あらためて聞きます。国際法に違反して建設された普天間基地は、無条件返還を求めるのが当然であり、安倍政権は辺野古新基地建設を直ちに中止し、普天間基地の閉鎖・撤去のためにトランプ政権と正面から交渉すべきではありませんか。
選択的夫婦別姓制度を――法律で夫婦同姓強制は世界でも日本だけ
総理は所信表明演説で、「新しい時代に求められるのは多様性」と述べました。ならばお尋ねしたい。
参院選の党首討論会で、選択的夫婦別姓制度について、賛成に手を上げなかった党首は、総理ただ一人でした。法制審議会が選択的夫婦別姓の答申を出してから23年が経過しています。この間、国連の女性差別撤廃委員会が再三にわたって勧告しています。法律で、夫婦同姓を強制しているのは、世界の中でも日本だけです。

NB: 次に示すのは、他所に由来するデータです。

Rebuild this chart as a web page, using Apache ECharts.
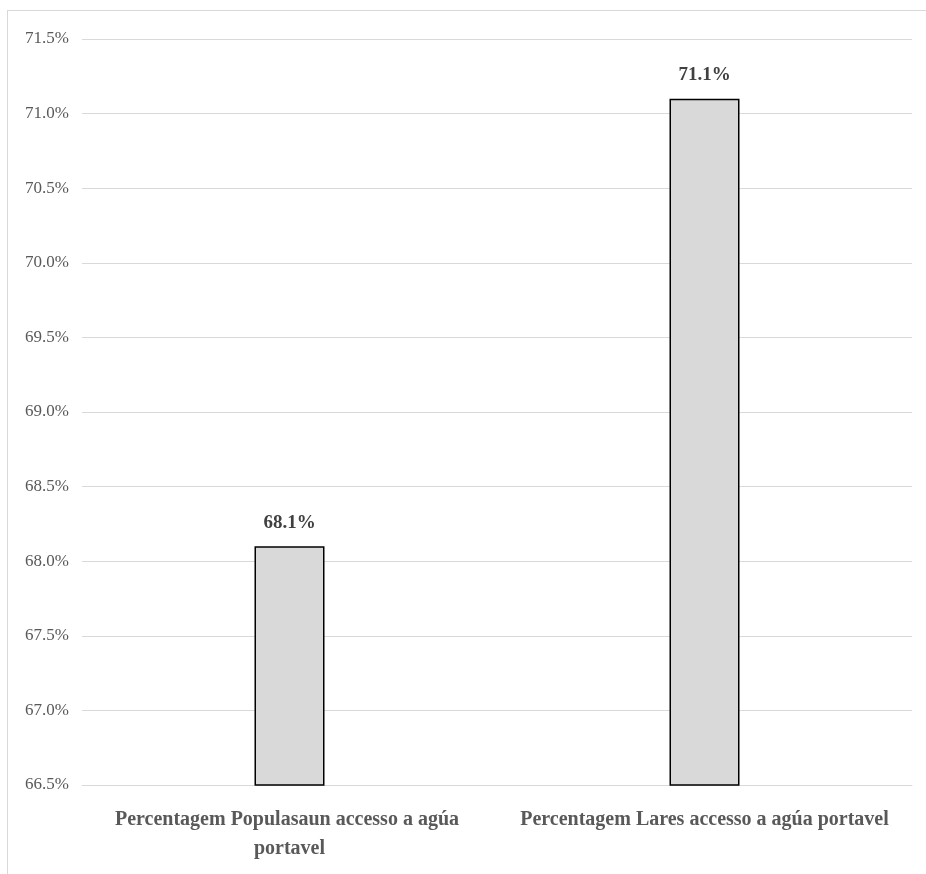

所信表明で金子みすゞさんの「みんなちがって、みんないい」を引用しながら、昨日総理は「さまざまな意見がある」と選択的夫婦別姓を否定しました。矛盾していませんか。
さまざまな意見があるからこそ、夫婦別姓を選択できるようにすべきなのではありませんか。
歴史をゆがめる安倍首相――「植民地支配への反省」を土台にしてこそ
最後に、歴史認識について聞きます。
1998年に当時の小渕恵三首相と金大中(キム・デジュン)大統領のもとで結ばれた日韓パートナーシップ宣言では、小渕首相が「韓国国民に対し植民地支配により多大の損害と苦痛を与えたという歴史的事実を謙虚に受けとめ、これに対し、痛切な反省と心からのお詫(わ)び」を述べました。
総理はこの立場を、今日も引き継ぐのですか。
総理は所信表明演説で、日本が1919年のパリ講和会議で「人種平等」提案を行ったことをあげて、「世界中に欧米の植民地が広がっていた当時、日本の提案は、各国の強い反対にさらされた」などと、日本があたかも植民地主義に反対していたかのように述べました。
しかし1919年とは、いったいどういう年だったか。日本が不法・不当な「韓国併合」で植民地化した韓国で「三・一独立運動」が始まり、当時わが国は、これを武力で徹底的に弾圧したのです。日本が植民地主義に反対していたかのように描くのは、歴史を一方的にゆがめるものではありませんか。このような主張が、総理が「重要な隣国」だという韓国の政府や国民に理解されるとお考えか。しかとお答え願いたい。
安倍政権が、村山談話や日韓パートナーシップ宣言などにも明記された「植民地支配への反省」という、歴代自民党政権のとってきた立場も投げ捨てる態度を取り続けていることが今日の日韓関係悪化の根底にあります。過去の植民地支配への真摯(しんし)な反省の立場を土台にしてこそ、日韓両国間の諸懸案の解決の道が開かれます。
そのことを政府に強く求めて、質問を終わります。